I have a confession to make. I was queen of the word No when I was younger. Now one might think this is not such a bad thing because, as Cat Stevens reminds us, oh, baby, it’s a wild world. But as a young person growing up it actually thwarted much of my efforts to explore and grow. This statement can sound like a contradiction to those who know me and my adventures to leave my cozy home in Canada to pursue an acting career in Los Angeles. I didn’t think I was cutting myself off or was even aware that I had been saying No more often than not. It wasn’t until I had dinner with my mentor a few days before leaving for LA that it was really brought to my attention. During our conversation she asked if she could give me a piece of advice and proceeded to tell me not to be so quick to say No all the time. I was astounded. Had I really been doing that?
I think it’s fair to say that growing up as a child of the 50’s into the permissive 60’s, the word No was quite prolific, most often out of my parent’s mouths. No to certain clothes. No to certain friends. No to certain music or dances or riding on motorcycles with boys. Looking back through the lens of a parent I understand their worry to keep me safe and away from so called bad influences. But if I can summarize lyrics written by the great Bruce Springsteen who, when told by his mother not to look into the sights of the sun mused that looking into the sun was actually where the fun was. Sorry, Mama. So in essence for me No was a bad word as I was growing up and one I vowed would not rule my life once I was on my own. Be careful what you wish for.
There is absolutely power in the word No that should be wielded in the right place and time. I did learn as a young woman navigating the wild world that No was an essential word for survival. As I acquired more responsibilities, it was imperative. No to more work. No to more commitments. No to unwanted advances. No to hate and discrimination. But it is easy to let the word No take over. Ironically saying no to something can come way too quickly. It can roll off the tongue before the suggestion has even reached the brain and effectively shut down an invitation or an idea. It can close a door you never even realized should have been opened. Of all the things my mentor had shared with me all those years back, this is the one piece of advice that endures.

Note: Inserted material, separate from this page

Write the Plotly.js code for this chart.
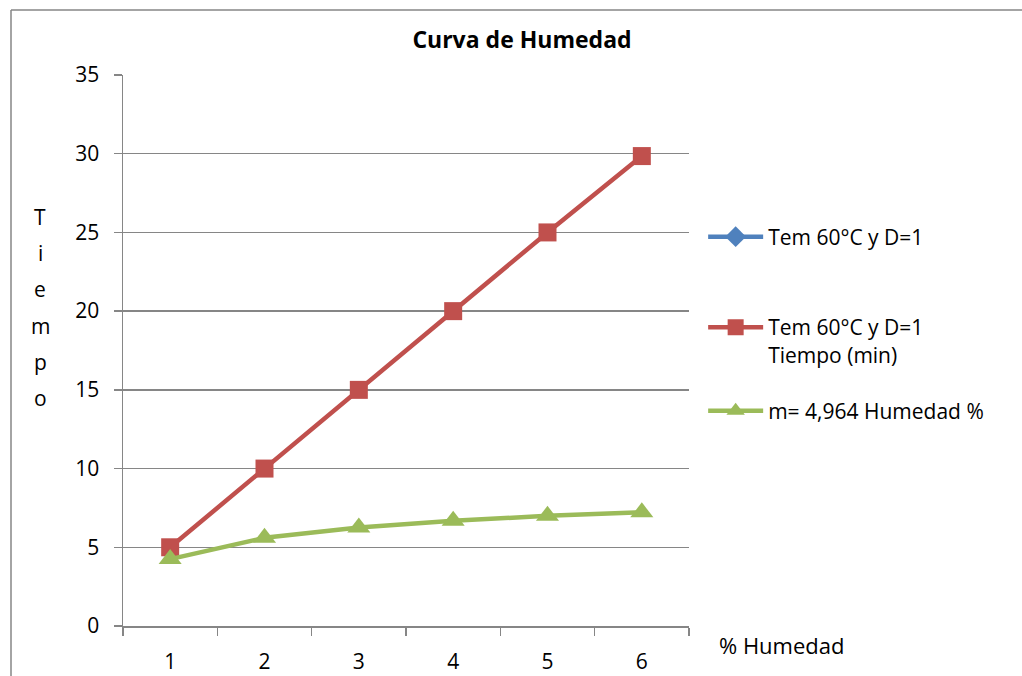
<!DOCTYPE html>
<html>
<head>
<meta charset="utf-8">
<script src="https://cdn.plot.ly/plotly-3.0.1.min.js"></script>
<style>html,body{margin:0;padding:0;background:#fff;}#chart{width:1022px;height:676px;}</style>
</head>
<body>
<div id="chart"></div>
<script>
var categories = ["1", "2", "3", "4", "5", "6"];
var serieAzul = [null, null, null, null, null, null];
var tiempoMin = [5, 10, 15, 20, 25, 29.85];
var humedadPct = [4.25, 5.6, 6.25, 6.68, 7.0, 7.22];
var yTicks = [0, 5, 10, 15, 20, 25, 30, 35];
var nombres = ["Tem 60°C y D=1", "Tem 60°C y D=1<br>Tiempo (min)", "m= 4,964 Humedad %"];
var letrasY = ["T", "i", "e", "m", "p", "o"];

var FONT = "'Open Sans', sans-serif";
var traces = [
  {x: categories, y: serieAzul, name: nombres[0], type: "scatter", mode: "lines+markers", legend: "legend",
   line: {color: "#4F81BD", width: 4.5}, marker: {symbol: "diamond", size: 16, color: "#4F81BD"}},
  {x: categories, y: tiempoMin, name: nombres[1], type: "scatter", mode: "lines+markers", legend: "legend2",
   line: {color: "#C0504D", width: 4.5}, marker: {symbol: "square", size: 18, color: "#C0504D"}},
  {x: categories, y: humedadPct, name: nombres[2], type: "scatter", mode: "lines+markers", legend: "legend3",
   line: {color: "#9BBB59", width: 4.5}, marker: {symbol: "triangle-up", size: 20, color: "#9BBB59"}}
];

var annotations = [
  {text: "% Humedad", xref: "paper", yref: "paper", x: (717 - 123) / 566, y: (626 - 645) / 551,
   xanchor: "left", yanchor: "middle", showarrow: false, font: {family: FONT, size: 22, color: "#000"}}
];
letrasY.forEach(function (l, i) {
  annotations.push({text: l, xref: "paper", yref: "paper", x: (40 - 123) / 566, y: (626 - (217 + i * 36.2)) / 551,
    xanchor: "center", yanchor: "middle", showarrow: false, font: {family: FONT, size: 21, color: "#000"}});
});

function leg(yc) {
  return {x: 1.025, xanchor: "left", y: (626 - yc) / 551, yanchor: "middle", itemwidth: 55, valign: "top",
          font: {family: FONT, size: 21, color: "#000"}, bgcolor: "rgba(0,0,0,0)"};
}

var layout = {
  width: 1022, height: 676,
  margin: {l: 123, r: 333, t: 75, b: 50},
  paper_bgcolor: "#fff", plot_bgcolor: "#fff",
  font: {family: FONT, size: 21, color: "#000"},
  title: {text: "<b>Curva de Humedad</b>", x: 522 / 1022, xanchor: "center", y: 1 - 40 / 676, yanchor: "middle",
          font: {family: FONT, size: 23, color: "#000"}},
  xaxis: {type: "category", range: [-0.5, 5.5], tickson: "boundaries", ticks: "outside", ticklen: 8, tickcolor: "#868686", tickwidth: 1.5,
          showline: true, linecolor: "#868686", linewidth: 1.5, showgrid: false, zeroline: false, ticklabelstandoff: 16,
          tickfont: {family: FONT, size: 21, color: "#000"}, fixedrange: true},
  yaxis: {range: [0, 35], tickvals: yTicks, ticks: "outside", ticklen: 8, tickcolor: "#868686", tickwidth: 1.5,
          showline: true, linecolor: "#868686", linewidth: 1.5, showgrid: true, gridcolor: "#868686", gridwidth: 1.5,
          zeroline: false, ticklabelstandoff: 10, tickfont: {family: FONT, size: 21, color: "#000"}, fixedrange: true},
  legend: leg(237),
  legend2: leg(341),
  legend3: leg(411),
  showlegend: true,
  annotations: annotations,
  shapes: [
    {type: "line", xref: "paper", yref: "paper", x0: (11 - 123) / 566, x1: (1030 - 123) / 566,
     y0: (626 - 10) / 551, y1: (626 - 10) / 551, line: {color: "#868686", width: 1.5}},
    {type: "line", xref: "paper", yref: "paper", x0: (11 - 123) / 566, x1: (11 - 123) / 566,
     y0: (626 - 10) / 551, y1: (626 - 690) / 551, line: {color: "#868686", width: 1.5}}
  ]
};

Plotly.newPlot("chart", traces, layout, {displayModeBar: false, staticPlot: true});
</script>
</body>
</html>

There is no doubt that saying Yes can be scary. At times, it can feel like making a deal with the universe you may not be quite ready to make. And it can definitely not be an easy choice. Sometimes Yes takes a lot of effort to actually implement. But there is no negating that saying Yes sends a vibration into the ether that opens up that place of willingness and promises lots of possibilities. It actually feels amazingly freeing to say Yes to something. Saying Yes can bring new adventures and open up new avenues.
Yes to travel! Yes to a new haircut! Yes to learning a computer program! Yes to eating…escargot??? Ummm….maybe not quite there yet. I recently read a quote that encouraged one to take every chance in life because some things only come around once. Well there is that. Back when we were in our 20’s a good friend and I decided we should never regret the things we have done only the things we have not done. Looking back, had I said No too many times? Probably. But looking forward I have a thousand more chances to say Yes.
To paraphrase Jackson Browne and Glenn Frey who, in their catchy ode to throwing caution to the wind “Take It Easy” state that in any situation we never know if we might lose or win but we would never be in the same place again. Saying Yes is definitely a risk but one a person would never appreciate if they did not take it. Maybe I am not ready to say Yes to everything and I doubt I ever will be. But I have opened myself up to new experiences and ideas despite that sometimes scary and free falling feeling. When that happens, I just remind myself to take it easy.